(549c) Understanding the Cation-Mixing Mechanism in Ni-Rich Cathodes from First Principles | AIChE

(549c) Understanding the Cation-Mixing Mechanism in Ni-Rich Cathodes from First Principles

Authors 

Xiao, Y., Virginia Tech
Li, X., Columbia Universtiy
Li, Z., Virginia Polytechnic Institute and State University
West, A., Columbia University
Urban, A., Columbia University
The growing demand for high energy density Li-ion batteries requires a move away from conventional Co-containing cathode materials. Although LiNiO2 is chemically similar to LiCoO2 and offers the same theoretical capacity, LiNiO2 and related Co-free Ni-rich cathode materials suffer from degradation during electrochemical cycling that has hindered commercialization. One complication affecting LiNiO2 is the difficulty of synthesizing the material in its ideal stoichiometric composition. In practice, off-stoichiometries (Li1-xNi1+xO2) cannot be avoided. In addition, the formation of structural defects via Li/Ni cation mixing reduces cyclability and leads to poor capacity retention.

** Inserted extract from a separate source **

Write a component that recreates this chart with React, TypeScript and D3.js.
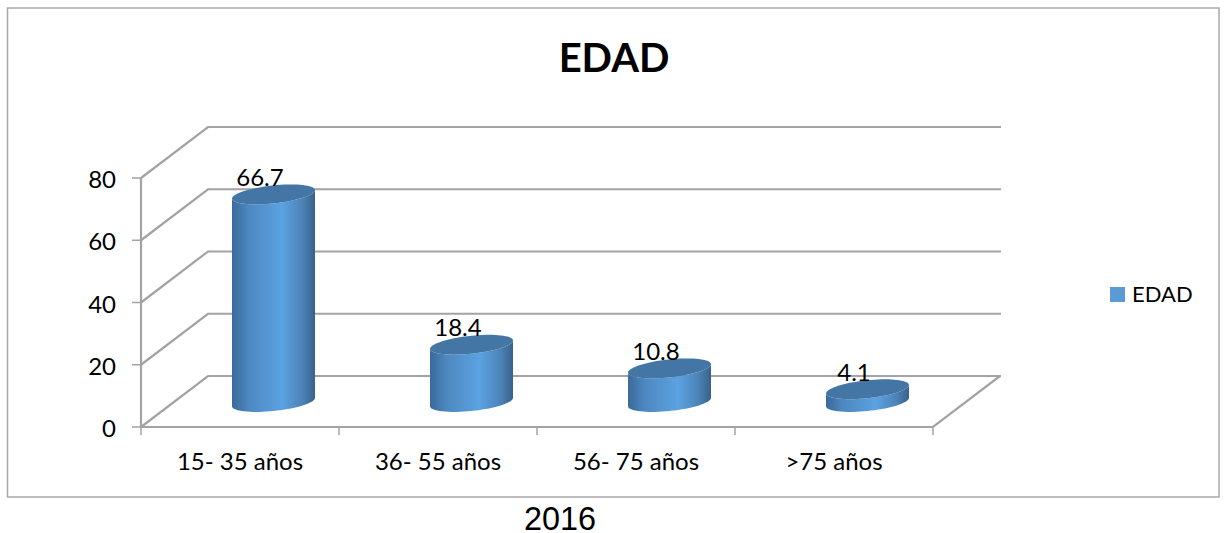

We determined the Ni migration mechanism in ideal and defected LiNiO2 using first-principles calculations and identified the energetically most probable pathways for Ni migration and for the phase transition to the spinel structure. Our results show that off-stoichiometries promote the formation of Li/Ni defects. Furthermore, we find that the formation of the spinel phase occurs via a concerted mechanism, which explains why the phase transition is usually not observed during cycling. Our study is a first step towards understanding degradation in Co-free cathodes and underlines the importance of considering defects in materials modeling.